### Set problem
Retype nothing but the lines from the start of the material up to and including the line with "plt.rcParams['font.family'] = ['Lato', 'DejaVu". Pictures don't belong in the copy.

### Given data

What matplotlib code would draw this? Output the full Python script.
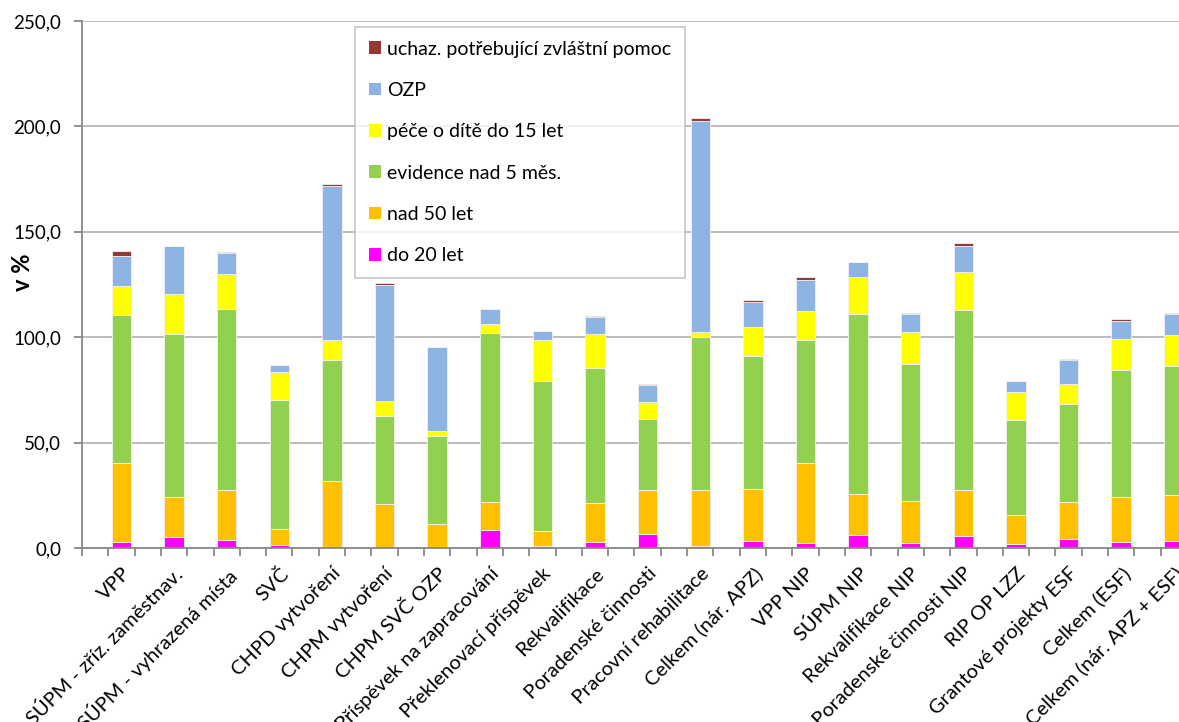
import numpy as np
from matplotlib import pyplot as plt
from matplotlib.patches import Patch
from matplotlib.ticker import FuncFormatter, FixedLocator

plt.rcParams['font.family'] = ['Lato', 'DejaVu Sans']

categories = ["VPP", "SÚPM - zříz. zaměstnav.", "SÚPM - vyhrazená místa", "SVČ",
              "CHPD vytvoření", "CHPM vytvoření", "CHPM SVČ OZP",
              "Příspěvek na zapracování", "Překlenovací příspěvek", "Rekvalifikace",
              "Poradenské činnosti", "Pracovní rehabilitace", "Celkem (nár. APZ)",
              "VPP NIP", "SÚPM NIP", "Rekvalifikace NIP", "Poradenské činnosti NIP",
              "RIP OP LZZ", "Grantové projekty ESF", "Celkem (ESF)",
              "Celkem (nár. APZ + ESF)"]

do_20 = [2.7, 5.1, 3.9, 1.2, 0.0, 0.0, 0.0, 8.7, 0.8, 2.9, 6.5,
         1.0, 3.4, 2.5, 6.1, 2.5, 5.6, 1.9, 4.2, 2.9, 3.2]
nad_50 = [37.7, 19.0, 23.6, 8.0, 31.8, 21.1, 11.4, 13.2, 7.5, 18.3, 21.2,
          26.7, 24.5, 37.9, 19.7, 19.6, 22.1, 13.9, 17.7, 21.1, 21.8]
evidence = [70.1, 77.5, 86.0, 61.1, 57.6, 41.6, 41.8, 80.1, 71.1, 64.4, 33.6,
            72.2, 63.3, 58.3, 85.2, 65.2, 85.0, 44.7, 46.4, 60.3, 61.5]
pece = [13.7, 18.7, 16.7, 13.3, 9.3, 7.0, 2.2, 4.4, 19.3, 15.8, 8.0,
        2.6, 13.6, 13.8, 17.5, 15.0, 18.1, 13.6, 9.5, 14.8, 14.4]
ozp = [14.5, 22.8, 9.6, 3.2, 72.9, 54.9, 39.9, 6.8, 4.1, 8.2, 7.8,
       100.2, 12.1, 14.4, 7.1, 8.7, 12.6, 4.9, 11.2, 8.8, 9.9]
uchaz = [2.2, 0.0, 0.6, 0.0, 0.9, 1.0, 0.0, 0.0, 0.0, 0.3, 0.6,
         1.4, 0.7, 1.7, 0.3, 0.5, 1.5, 0.4, 0.6, 0.7, 0.7]

series = [("do 20 let", do_20, "#FF00FF"),
          ("nad 50 let", nad_50, "#FFC000"),
          ("evidence nad 5 měs.", evidence, "#92D050"),
          ("péče o dítě do 15 let", pece, "#FFFF00"),
          ("OZP", ozp, "#8DB4E2"),
          ("uchaz. potřebující zvláštní pomoc", uchaz, "#953735")]

fig = plt.figure(figsize=(11.79, 7.22), dpi=100)
# axis runs past the right edge of the picture, like in the original
ax = fig.add_axes([82 / 1179, 174 / 722, 1105 / 1179, 527 / 722])

# every category takes two slots, the first one empty
x = np.arange(len(categories)) * 2 + 1.5
bottom = np.zeros(len(categories))
for name, vals, col in series:
    vals = np.array(vals)
    ax.bar(x, vals, width=0.74, bottom=bottom, color=col,
           edgecolor='#f2f2f2', linewidth=0.6, label=name)
    bottom += vals

ax.set_xlim(0, 2 * len(categories))
ax.set_ylim(0, 250)
ax.set_yticks(np.arange(0, 251, 50))
ax.yaxis.set_major_formatter(FuncFormatter(lambda v, p: f"{v:.1f}".replace('.', ',')))
ax.yaxis.grid(True, color='#b8b8b8', linewidth=1.3)
ax.set_axisbelow(True)

ax.set_xticks(x)
ax.set_xticklabels(categories, rotation=45, ha='right', va='top',
                   rotation_mode='anchor', fontsize=14.5)
ax.xaxis.set_minor_locator(FixedLocator(np.arange(0, 2 * len(categories) + 1)))
ax.tick_params(axis='x', which='major', length=0, pad=12)
ax.tick_params(axis='x', which='minor', length=6, width=1.3, color='#888888', direction='out')
ax.tick_params(axis='y', length=6, width=1.3, color='#888888', labelsize=13.5, pad=9)

for s in ['top', 'right']:
    ax.spines[s].set_visible(False)
for s in ['left', 'bottom']:
    ax.spines[s].set_color('#888888')
    ax.spines[s].set_linewidth(1.3)

ax.set_ylabel("v %", fontsize=17, fontweight='bold')
ax.yaxis.set_label_coords(-48 / 1105, (548 - 272) / 527)

handles = [Patch(facecolor=col, edgecolor='none', label=name) for name, vals, col in series][::-1]
leg = fig.legend(handles=handles, loc='upper left', bbox_to_anchor=(355 / 1179, 1 - 27 / 722),
                 fontsize=14, frameon=True, fancybox=False, handlelength=0.62, handleheight=0.62,
                 handletextpad=0.35, labelspacing=1.25, borderpad=0.7, borderaxespad=0)
leg.get_frame().set_edgecolor('#bfbfbf')
leg.get_frame().set_linewidth(1.3)

plt.savefig("out.png", dpi=100)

### Answer for this exercise
What matplotlib code would draw this? Output the full Python script.
import numpy as np
from matplotlib import pyplot as plt
from matplotlib.patches import Patch
from matplotlib.ticker import FuncFormatter, FixedLocator

plt.rcParams['font.family'] = ['Lato', 'DejaVu Sans']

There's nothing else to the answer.